start Raw records

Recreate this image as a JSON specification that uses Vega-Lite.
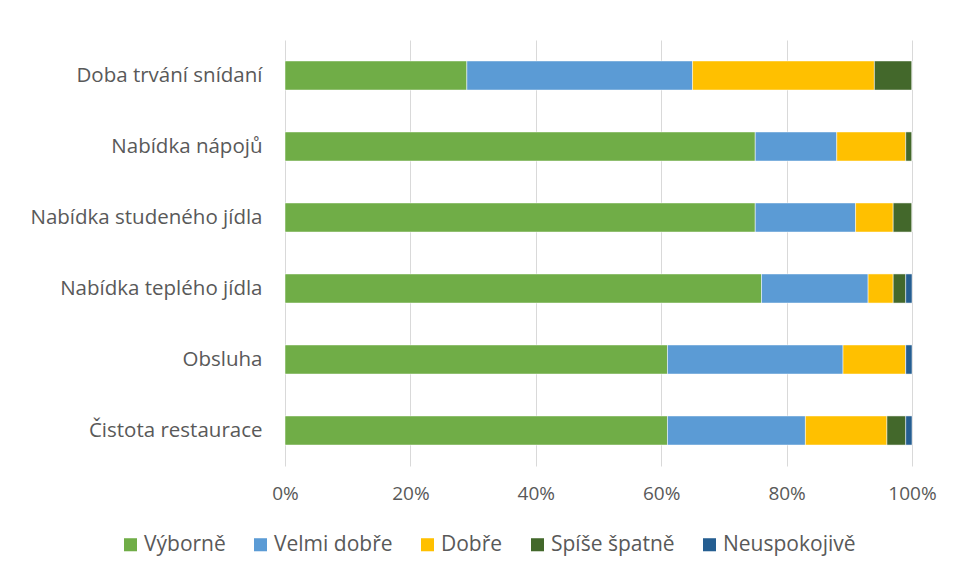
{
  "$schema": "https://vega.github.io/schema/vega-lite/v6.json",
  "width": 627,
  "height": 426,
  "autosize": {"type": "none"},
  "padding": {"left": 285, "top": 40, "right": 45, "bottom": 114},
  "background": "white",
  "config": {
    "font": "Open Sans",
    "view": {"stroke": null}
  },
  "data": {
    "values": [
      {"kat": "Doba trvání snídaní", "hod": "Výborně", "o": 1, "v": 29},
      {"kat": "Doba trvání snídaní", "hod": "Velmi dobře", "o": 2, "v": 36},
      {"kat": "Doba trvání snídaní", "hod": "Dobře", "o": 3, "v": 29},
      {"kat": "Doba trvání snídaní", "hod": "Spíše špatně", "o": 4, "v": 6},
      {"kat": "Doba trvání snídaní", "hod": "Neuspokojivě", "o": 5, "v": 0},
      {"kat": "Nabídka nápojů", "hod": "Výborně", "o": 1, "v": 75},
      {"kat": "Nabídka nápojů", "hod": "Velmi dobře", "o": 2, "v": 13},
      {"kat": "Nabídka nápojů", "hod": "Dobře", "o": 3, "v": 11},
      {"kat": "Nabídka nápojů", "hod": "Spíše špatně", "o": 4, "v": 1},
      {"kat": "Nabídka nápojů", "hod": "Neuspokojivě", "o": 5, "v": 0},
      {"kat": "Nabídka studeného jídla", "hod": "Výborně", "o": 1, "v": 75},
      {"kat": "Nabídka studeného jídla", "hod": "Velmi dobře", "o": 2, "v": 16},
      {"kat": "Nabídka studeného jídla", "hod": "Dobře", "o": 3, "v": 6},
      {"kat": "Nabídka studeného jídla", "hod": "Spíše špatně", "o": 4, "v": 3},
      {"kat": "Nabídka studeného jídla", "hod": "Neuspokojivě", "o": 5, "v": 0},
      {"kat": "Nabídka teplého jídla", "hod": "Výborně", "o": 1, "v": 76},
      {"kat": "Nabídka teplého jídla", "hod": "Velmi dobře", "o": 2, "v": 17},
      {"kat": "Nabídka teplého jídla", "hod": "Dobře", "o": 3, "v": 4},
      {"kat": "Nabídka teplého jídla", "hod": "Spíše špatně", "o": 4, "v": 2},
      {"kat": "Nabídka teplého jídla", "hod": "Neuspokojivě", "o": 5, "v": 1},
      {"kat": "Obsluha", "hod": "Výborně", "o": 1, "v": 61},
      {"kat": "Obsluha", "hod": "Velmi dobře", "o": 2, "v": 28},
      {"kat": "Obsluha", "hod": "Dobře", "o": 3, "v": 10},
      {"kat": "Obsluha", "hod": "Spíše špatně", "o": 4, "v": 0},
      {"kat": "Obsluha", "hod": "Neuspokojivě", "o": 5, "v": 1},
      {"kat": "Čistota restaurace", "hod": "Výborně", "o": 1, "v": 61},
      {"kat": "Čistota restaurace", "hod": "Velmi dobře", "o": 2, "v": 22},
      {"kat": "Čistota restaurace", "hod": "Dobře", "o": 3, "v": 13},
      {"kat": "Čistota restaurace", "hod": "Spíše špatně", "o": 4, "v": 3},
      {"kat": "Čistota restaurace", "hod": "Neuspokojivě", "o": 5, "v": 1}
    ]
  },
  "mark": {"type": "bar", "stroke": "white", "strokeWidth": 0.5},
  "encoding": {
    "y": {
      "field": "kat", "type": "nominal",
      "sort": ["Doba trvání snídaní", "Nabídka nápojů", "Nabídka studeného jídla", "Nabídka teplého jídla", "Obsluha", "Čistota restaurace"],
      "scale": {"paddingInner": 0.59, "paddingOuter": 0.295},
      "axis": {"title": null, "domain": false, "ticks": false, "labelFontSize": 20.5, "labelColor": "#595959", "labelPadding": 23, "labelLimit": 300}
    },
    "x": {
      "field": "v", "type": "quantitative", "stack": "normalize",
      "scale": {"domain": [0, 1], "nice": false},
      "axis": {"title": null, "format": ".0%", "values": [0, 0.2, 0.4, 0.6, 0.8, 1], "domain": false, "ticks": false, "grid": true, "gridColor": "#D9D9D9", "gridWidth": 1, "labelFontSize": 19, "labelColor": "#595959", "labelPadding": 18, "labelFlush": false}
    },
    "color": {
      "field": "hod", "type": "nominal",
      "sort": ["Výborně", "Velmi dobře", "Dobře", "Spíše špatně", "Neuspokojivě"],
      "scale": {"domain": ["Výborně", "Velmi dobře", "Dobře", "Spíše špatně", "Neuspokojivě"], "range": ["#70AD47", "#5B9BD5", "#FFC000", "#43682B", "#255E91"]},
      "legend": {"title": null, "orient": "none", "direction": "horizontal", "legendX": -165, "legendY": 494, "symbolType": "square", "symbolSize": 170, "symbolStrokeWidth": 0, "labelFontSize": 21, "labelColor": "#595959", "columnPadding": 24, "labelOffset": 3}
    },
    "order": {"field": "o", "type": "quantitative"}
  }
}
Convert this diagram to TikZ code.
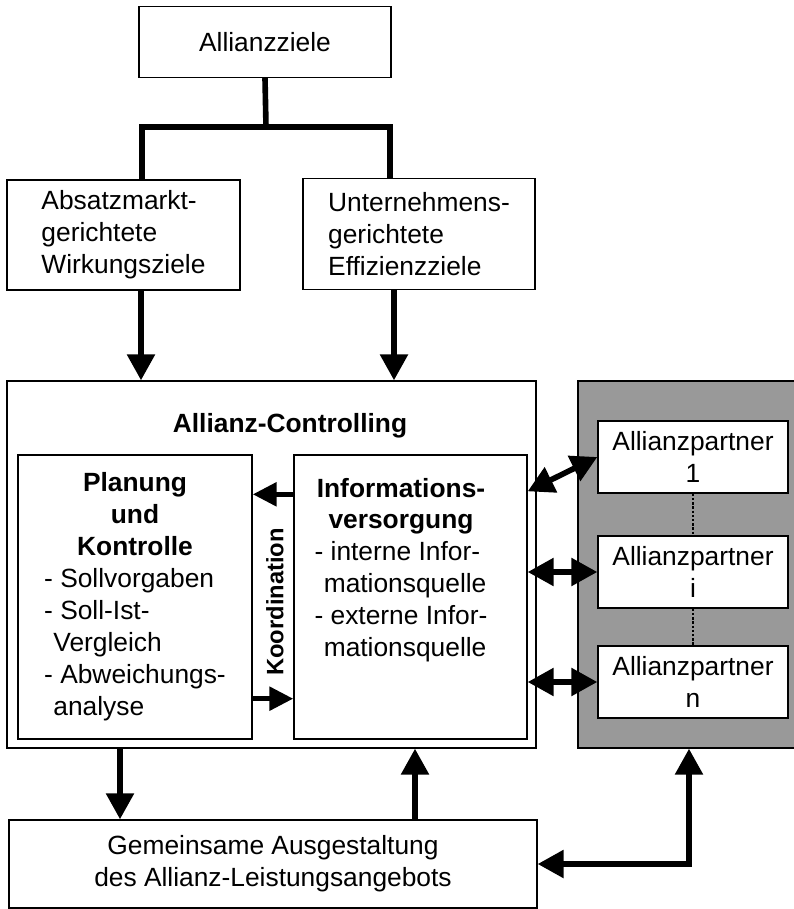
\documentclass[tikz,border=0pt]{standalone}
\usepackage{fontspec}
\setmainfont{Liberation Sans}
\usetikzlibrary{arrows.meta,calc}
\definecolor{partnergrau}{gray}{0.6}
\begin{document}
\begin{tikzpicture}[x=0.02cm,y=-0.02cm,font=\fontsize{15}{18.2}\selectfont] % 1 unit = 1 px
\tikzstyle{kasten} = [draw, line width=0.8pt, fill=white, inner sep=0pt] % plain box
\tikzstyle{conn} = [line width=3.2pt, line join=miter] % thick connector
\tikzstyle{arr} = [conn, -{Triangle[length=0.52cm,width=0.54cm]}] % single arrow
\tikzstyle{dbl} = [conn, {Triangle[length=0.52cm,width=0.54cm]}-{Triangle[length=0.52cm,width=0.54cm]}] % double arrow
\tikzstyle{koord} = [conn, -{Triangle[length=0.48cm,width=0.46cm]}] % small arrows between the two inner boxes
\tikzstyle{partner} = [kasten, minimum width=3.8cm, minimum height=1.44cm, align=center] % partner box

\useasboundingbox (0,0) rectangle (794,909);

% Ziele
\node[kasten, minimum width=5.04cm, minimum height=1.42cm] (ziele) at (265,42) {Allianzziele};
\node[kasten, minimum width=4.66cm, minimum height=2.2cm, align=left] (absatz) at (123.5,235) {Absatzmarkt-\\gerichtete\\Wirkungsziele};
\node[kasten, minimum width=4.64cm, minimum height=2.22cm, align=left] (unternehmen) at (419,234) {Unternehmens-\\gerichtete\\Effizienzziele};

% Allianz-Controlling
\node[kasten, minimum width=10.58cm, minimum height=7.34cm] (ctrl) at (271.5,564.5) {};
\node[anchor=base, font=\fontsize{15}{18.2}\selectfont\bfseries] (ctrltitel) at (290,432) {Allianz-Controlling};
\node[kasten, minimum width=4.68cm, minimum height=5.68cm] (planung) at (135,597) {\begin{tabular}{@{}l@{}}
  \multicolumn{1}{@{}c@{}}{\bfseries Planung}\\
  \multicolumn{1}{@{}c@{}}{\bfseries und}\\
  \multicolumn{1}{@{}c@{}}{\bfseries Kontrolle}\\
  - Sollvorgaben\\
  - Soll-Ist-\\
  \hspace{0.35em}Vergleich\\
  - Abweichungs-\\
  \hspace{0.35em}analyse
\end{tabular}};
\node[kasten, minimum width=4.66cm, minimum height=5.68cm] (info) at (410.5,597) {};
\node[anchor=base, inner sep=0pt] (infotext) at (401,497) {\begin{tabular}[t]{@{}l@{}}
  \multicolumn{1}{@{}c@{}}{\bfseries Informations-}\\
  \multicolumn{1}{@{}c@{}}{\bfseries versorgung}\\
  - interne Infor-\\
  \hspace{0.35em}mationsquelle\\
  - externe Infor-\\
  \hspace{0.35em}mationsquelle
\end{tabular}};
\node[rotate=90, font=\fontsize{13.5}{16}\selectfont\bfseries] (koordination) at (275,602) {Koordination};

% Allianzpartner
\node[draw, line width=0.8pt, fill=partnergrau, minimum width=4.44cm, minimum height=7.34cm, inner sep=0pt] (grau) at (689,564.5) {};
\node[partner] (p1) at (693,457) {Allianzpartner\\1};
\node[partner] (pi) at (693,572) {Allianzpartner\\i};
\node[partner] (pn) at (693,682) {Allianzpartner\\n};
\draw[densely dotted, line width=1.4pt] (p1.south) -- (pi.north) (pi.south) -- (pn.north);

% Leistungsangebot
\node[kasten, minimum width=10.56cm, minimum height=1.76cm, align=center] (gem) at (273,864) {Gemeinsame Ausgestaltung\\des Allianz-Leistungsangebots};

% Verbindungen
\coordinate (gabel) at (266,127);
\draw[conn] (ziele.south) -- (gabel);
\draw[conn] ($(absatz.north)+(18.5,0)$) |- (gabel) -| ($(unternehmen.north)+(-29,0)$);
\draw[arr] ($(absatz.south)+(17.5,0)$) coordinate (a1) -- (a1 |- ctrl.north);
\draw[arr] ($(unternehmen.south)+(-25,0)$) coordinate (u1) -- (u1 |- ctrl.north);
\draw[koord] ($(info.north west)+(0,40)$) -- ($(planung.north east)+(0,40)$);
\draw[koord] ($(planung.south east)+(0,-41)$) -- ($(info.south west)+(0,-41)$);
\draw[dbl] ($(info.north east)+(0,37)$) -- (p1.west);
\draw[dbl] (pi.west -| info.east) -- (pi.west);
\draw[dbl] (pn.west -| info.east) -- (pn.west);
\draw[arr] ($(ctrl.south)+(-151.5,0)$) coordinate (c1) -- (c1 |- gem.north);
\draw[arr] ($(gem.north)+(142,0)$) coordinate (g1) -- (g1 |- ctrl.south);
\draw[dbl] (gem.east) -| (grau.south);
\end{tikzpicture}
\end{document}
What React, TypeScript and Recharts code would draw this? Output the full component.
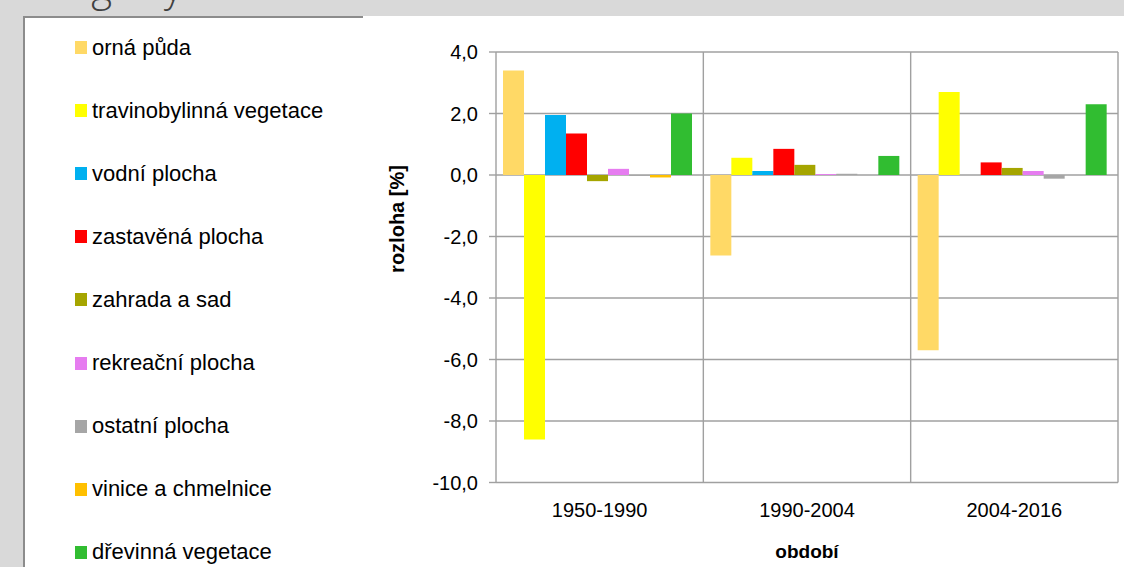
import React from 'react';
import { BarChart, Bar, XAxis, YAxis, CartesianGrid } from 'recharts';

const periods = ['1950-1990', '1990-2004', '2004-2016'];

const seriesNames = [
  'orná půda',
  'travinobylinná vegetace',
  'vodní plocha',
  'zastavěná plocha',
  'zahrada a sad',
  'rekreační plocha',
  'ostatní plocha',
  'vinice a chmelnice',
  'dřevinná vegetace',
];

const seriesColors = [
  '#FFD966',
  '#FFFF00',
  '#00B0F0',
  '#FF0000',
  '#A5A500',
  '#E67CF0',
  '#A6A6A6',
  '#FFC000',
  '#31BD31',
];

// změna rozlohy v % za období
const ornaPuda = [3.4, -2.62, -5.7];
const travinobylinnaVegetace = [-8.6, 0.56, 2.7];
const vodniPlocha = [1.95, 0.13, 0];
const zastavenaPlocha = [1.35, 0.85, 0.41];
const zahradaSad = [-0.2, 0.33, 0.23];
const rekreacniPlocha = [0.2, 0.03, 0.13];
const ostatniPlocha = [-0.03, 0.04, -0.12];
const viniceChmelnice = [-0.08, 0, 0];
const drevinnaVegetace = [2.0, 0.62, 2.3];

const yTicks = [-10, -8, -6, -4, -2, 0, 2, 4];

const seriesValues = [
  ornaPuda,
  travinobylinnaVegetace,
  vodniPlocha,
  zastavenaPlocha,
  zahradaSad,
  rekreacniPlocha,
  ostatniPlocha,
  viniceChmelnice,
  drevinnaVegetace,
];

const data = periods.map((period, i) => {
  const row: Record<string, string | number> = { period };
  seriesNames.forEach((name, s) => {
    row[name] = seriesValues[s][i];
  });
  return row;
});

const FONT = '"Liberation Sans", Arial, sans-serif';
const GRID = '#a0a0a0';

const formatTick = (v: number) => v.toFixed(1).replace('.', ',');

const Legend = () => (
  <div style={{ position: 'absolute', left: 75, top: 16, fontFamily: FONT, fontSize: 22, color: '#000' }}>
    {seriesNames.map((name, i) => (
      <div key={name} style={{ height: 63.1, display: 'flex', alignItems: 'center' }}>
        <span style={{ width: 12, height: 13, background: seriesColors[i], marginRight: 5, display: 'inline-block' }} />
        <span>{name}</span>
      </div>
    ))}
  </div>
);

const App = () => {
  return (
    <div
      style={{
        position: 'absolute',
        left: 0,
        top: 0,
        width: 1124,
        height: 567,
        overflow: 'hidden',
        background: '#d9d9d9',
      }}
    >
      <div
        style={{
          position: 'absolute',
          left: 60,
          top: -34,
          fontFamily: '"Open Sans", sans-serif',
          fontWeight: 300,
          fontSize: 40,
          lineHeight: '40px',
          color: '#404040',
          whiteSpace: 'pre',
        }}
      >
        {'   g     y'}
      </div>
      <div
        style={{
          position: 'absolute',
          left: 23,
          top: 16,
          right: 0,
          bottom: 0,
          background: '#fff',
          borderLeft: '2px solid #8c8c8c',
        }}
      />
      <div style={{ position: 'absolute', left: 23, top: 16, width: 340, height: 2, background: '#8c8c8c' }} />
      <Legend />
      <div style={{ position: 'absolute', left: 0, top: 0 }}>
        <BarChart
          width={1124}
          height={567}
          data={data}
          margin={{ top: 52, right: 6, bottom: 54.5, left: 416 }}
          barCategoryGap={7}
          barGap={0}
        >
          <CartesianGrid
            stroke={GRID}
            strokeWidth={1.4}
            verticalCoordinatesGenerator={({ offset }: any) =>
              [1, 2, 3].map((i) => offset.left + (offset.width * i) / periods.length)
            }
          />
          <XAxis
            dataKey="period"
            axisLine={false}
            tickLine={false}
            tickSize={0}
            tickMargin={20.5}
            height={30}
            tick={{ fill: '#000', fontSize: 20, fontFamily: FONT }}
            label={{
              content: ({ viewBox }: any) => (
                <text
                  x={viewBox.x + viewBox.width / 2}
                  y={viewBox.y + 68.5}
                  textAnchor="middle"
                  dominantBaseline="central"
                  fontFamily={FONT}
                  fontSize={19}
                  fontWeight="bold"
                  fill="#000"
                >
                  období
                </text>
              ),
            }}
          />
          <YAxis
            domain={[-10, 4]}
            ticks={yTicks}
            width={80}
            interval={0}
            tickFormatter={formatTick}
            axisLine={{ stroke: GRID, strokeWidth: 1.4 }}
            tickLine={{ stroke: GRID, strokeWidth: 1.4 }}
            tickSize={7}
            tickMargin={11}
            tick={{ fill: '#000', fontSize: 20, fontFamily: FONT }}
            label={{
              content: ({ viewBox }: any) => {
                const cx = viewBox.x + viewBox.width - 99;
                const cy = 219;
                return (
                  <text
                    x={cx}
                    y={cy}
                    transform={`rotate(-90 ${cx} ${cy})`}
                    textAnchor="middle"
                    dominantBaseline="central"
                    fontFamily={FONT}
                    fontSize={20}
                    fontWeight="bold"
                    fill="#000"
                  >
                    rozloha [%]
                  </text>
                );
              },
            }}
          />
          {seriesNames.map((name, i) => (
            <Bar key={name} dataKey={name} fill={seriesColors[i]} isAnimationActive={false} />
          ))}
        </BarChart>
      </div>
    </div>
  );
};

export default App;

end Raw records

• Aim of the exercise
In the listing above, find the line with "Convert this diagram to TikZ code." and the line with "minimum width=4.64cm, minimum". Set down both and every line between them, minus the pictures.

• Finished task
Convert this diagram to TikZ code.
\documentclass[tikz,border=0pt]{standalone}
\usepackage{fontspec}
\setmainfont{Liberation Sans}
\usetikzlibrary{arrows.meta,calc}
\definecolor{partnergrau}{gray}{0.6}
\begin{document}
\begin{tikzpicture}[x=0.02cm,y=-0.02cm,font=\fontsize{15}{18.2}\selectfont] % 1 unit = 1 px
\tikzstyle{kasten} = [draw, line width=0.8pt, fill=white, inner sep=0pt] % plain box
\tikzstyle{conn} = [line width=3.2pt, line join=miter] % thick connector
\tikzstyle{arr} = [conn, -{Triangle[length=0.52cm,width=0.54cm]}] % single arrow
\tikzstyle{dbl} = [conn, {Triangle[length=0.52cm,width=0.54cm]}-{Triangle[length=0.52cm,width=0.54cm]}] % double arrow
\tikzstyle{koord} = [conn, -{Triangle[length=0.48cm,width=0.46cm]}] % small arrows between the two inner boxes
\tikzstyle{partner} = [kasten, minimum width=3.8cm, minimum height=1.44cm, align=center] % partner box

\useasboundingbox (0,0) rectangle (794,909);

% Ziele
\node[kasten, minimum width=5.04cm, minimum height=1.42cm] (ziele) at (265,42) {Allianzziele};
\node[kasten, minimum width=4.66cm, minimum height=2.2cm, align=left] (absatz) at (123.5,235) {Absatzmarkt-\\gerichtete\\Wirkungsziele};
\node[kasten, minimum width=4.64cm, minimum height=2.22cm, align=left] (unternehmen) at (419,234) {Unternehmens-\\gerichtete\\Effizienzziele};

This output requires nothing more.